Daniel Ujczo, an Ohio trade lawyer and honorary Canadian consul, said the message from both the federal and provincial governments has been unclear: Is Canada, for instance, seeking exemptions from Mr. Trump’s tariff policies or threatening to cut off oil and critical-minerals exports to the U.S.?
“It has not been helpful for the business community to have these mixed messages at all levels of government in Canada. It has been confusing,” said Mr. Ujczo, of the firm Thompson Hine. “We’ll be able to advance the puck if there’s better communication and co-ordination over the next few weeks.”
Laura Dawson, executive director of the Border Futures Coalition, a group working to eliminate trade barriers at the Canada-U.S. border, said Ms. Freeland was skilled at understanding the policy details of the trade talks that led to the U.S.-Mexico-Canada Agreement (USMCA). But such detail work may not matter in the current, heated political atmosphere.
“She was an extremely capable minister,” Ms. Dawson said. “But at this point, there isn’t really much room for an intellectual contest. It’s a public-relations contest between Canada and the U.S.”
Louise Blais, Canada’s deputy representative to the United Nations during most of the previous Trump administration, credited Ms. Freeland with being “an effective chief negotiator,” but at the expense of burning through her political capital in the U.S.
“She was the bad cop, that was her job.

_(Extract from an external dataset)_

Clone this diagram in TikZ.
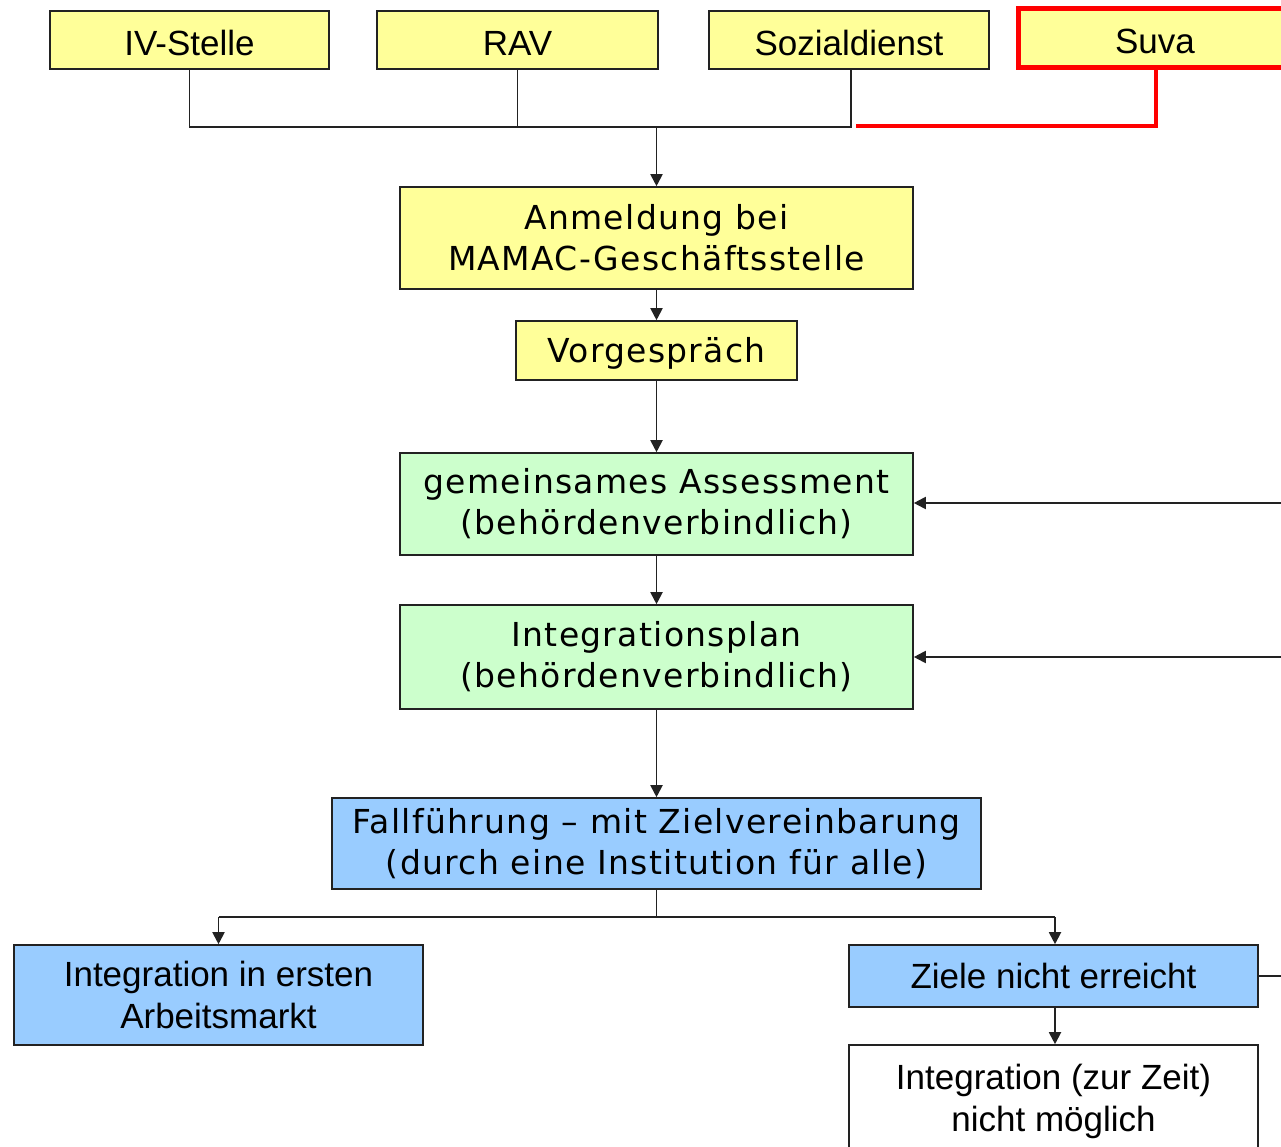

It was in order to get to the result that we got. But I think it came at a price in terms of relationships,” Ms. Blais said. “Her coming back and being the interlocutor for a second mandate was probably not very self-aware.”
Ms. Freeland leaving in itself won’t affect the Canadian government’s negotiating power in the U.S., Ms. Blais said. The dramatic exit, however, could matter by projecting disunity.
“The importance won’t necessarily be the fact that she is personally gone. The way in which she left government will be the focus, the fact that the government is not united, is not going to be operating in a position of strength,” Ms. Blais said.
Jared Kushner, Mr. Trump’s son-in-law who played a key role in USMCA negotiations, made plain his dislike for Ms. Freeland in his memoir. He wrote that Canada’s refusal to concede anything until the end of negotiations was “increasingly frustrating” and mocked Ms. Freeland for speaking with reporters outside the talks “uttering platitudes like, ‘I get paid in Canadian dollars, not U.S. dollars.’ ”
Mr. Trudeau’s reluctance to have Ms. Freeland reprise her role contributed to the final rupture between them, the Canadian official said. The Dec. 13 offer of a Canada-U.S. relations role without control over a government department made her feel she was being marginalized because she would not have the ability to marshal a government response to the tariffs.
It appeared that Mr. Trudeau wanted to take prime responsibility for managing the U.S. relationship, the source said, and not share it with Ms. Freeland as he did in 2017 at the start of the past Trump administration.
Mr. Trump has shown no signs of backing off his Nov. 25 announcement of 25-per-cent tariffs on all Canadian and Mexican imports unless both countries stop illegal migration and smuggling of the opioid fentanyl into U.S. territory.